You might have noticed a common theme in the past section. The enemy doesn’t push or drag us. He doesn’t force us or hold a gun to our heads. He speaks, he whispers, he plots and plans. Satan doesn’t have the power to make us do anything. God has that power (though he graciously often yields to our free will), but the evil copycat does not. We don’t have to do what the enemy wants. We don’t have to listen.
It’s overwhelmingly easier said than done, but it’s true. We don’t have to believe the lies. That’s the issue, though. Often we fall to these beliefs simply because we don’t know the truth. We know what we feel and we know what we hear, and when those match up (like they often do, to our detriment), we accept it as reality.
When we do this, we let insecurity and toxicity infest our relationships, we let pride grow and choke out our gifts. We invite rain clouds to block out the shine of our blessings.
God gifts us so that we may grow closer to Him and glorify Him. When we become so preoccupied with the gift that we forget the giver, though, we become vulnerable for devouring.
There was an episode of Spongebob called “Hooky”, where Mr. Krabs told Spongebob and Patrick that it was not safe to play on the fishing hooks. The metal pieces looked like swings and even came with attached bits of food, but they were traps. The latter two, of course, did not listen, and eventually became caught on the fishing line. Spongebob eventually runs to Mr. Krabs, hook-in-trousers, and begs for help. Mr. Krabs jumps into action, and although Spongebob suffers some mild public humiliation, he makes it out alive.
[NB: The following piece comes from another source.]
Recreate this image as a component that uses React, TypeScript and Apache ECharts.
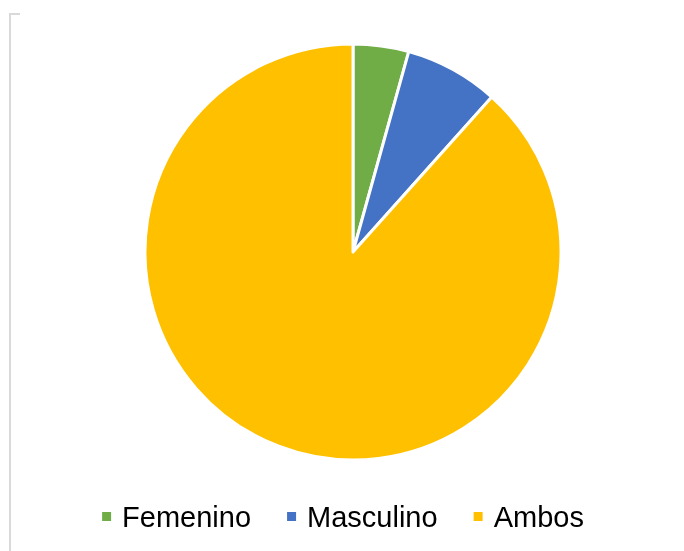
import React, { useEffect, useRef } from "react";
import * as echarts from "echarts";

const categories = ["Femenino", "Masculino", "Ambos"];
const values = [13, 22, 266];
const colors = ["#70AD47", "#4472C4", "#FFC000"];

export default function App() {
  const ref = useRef<HTMLDivElement>(null);
  useEffect(() => {
    const chart = echarts.init(ref.current!, undefined, { renderer: "svg" });
    chart.setOption({
      animation: false,
      color: colors,
      graphic: [
        { type: "line", shape: { x1: 10, y1: 14, x2: 10, y2: 551 }, style: { stroke: "#D9D9D9", lineWidth: 2 } },
        { type: "line", shape: { x1: 9, y1: 14, x2: 20, y2: 14 }, style: { stroke: "#D9D9D9", lineWidth: 2 } },
      ],
      legend: {
        data: categories,
        left: "center",
        top: 497,
        icon: "rect",
        itemWidth: 11,
        itemHeight: 11,
        itemGap: 34,
        textStyle: { fontFamily: "Liberation Sans, Arial", fontSize: 29, color: "#000", padding: [0, 0, 0, 5] },
      },
      series: [
        {
          type: "pie",
          center: [353, 252],
          radius: 208,
          startAngle: 90,
          clockwise: true,
          label: { show: false },
          labelLine: { show: false },
          itemStyle: { borderColor: "#fff", borderWidth: 3 },
          data: categories.map((c, i) => ({ name: c, value: values[i] })),
        },
      ],
    });
    return () => chart.dispose();
  }, []);
  return <div ref={ref} style={{ position: "fixed", left: 0, top: 0, width: 684, height: 551 }} />;
}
If you know the show, you know Mr. Krabs is not exactly a first-prize role model, but this scene kind of helps me to picture how God fights for us even when we get ourselves into trouble. Even when we entangle ourselves in the fishing lines of lies and become “hooked”. We tell ourselves that God is angry with us, too angry to save us. The enemy’s words reinforce that, and we end up spending more time on the hook than we have to.
A major thing we can do for ourselves to avoid the twist is to learn the truth.
And I mean really learn it. The Bible says to write the words on our heart (Deuteronomy 11:18), so that when the enemy comes to us with something that sounds believable but is not of God, we may be able to identify it. We do ourselves a disservice when we stray from Him when we believe Him to be angry or unforgiving. When we realize that his boundaries are not prison bars but a security fence, it changes things. It untwists things.
The enemy says things like, “here, just try a bite.” But the truth is that sometimes that bite is actually bait. The good news is that we don’t have to take it. God has prepared a whole feast for us (Luke 14:15-24). When we remember this, the bite loses all flavor. We are not bound to captivity, rather we have been made completely free (Luke 4:18).
We don’t have to succumb to the enemy’s twisting when God has already made our paths straight (Proverbs 3:6).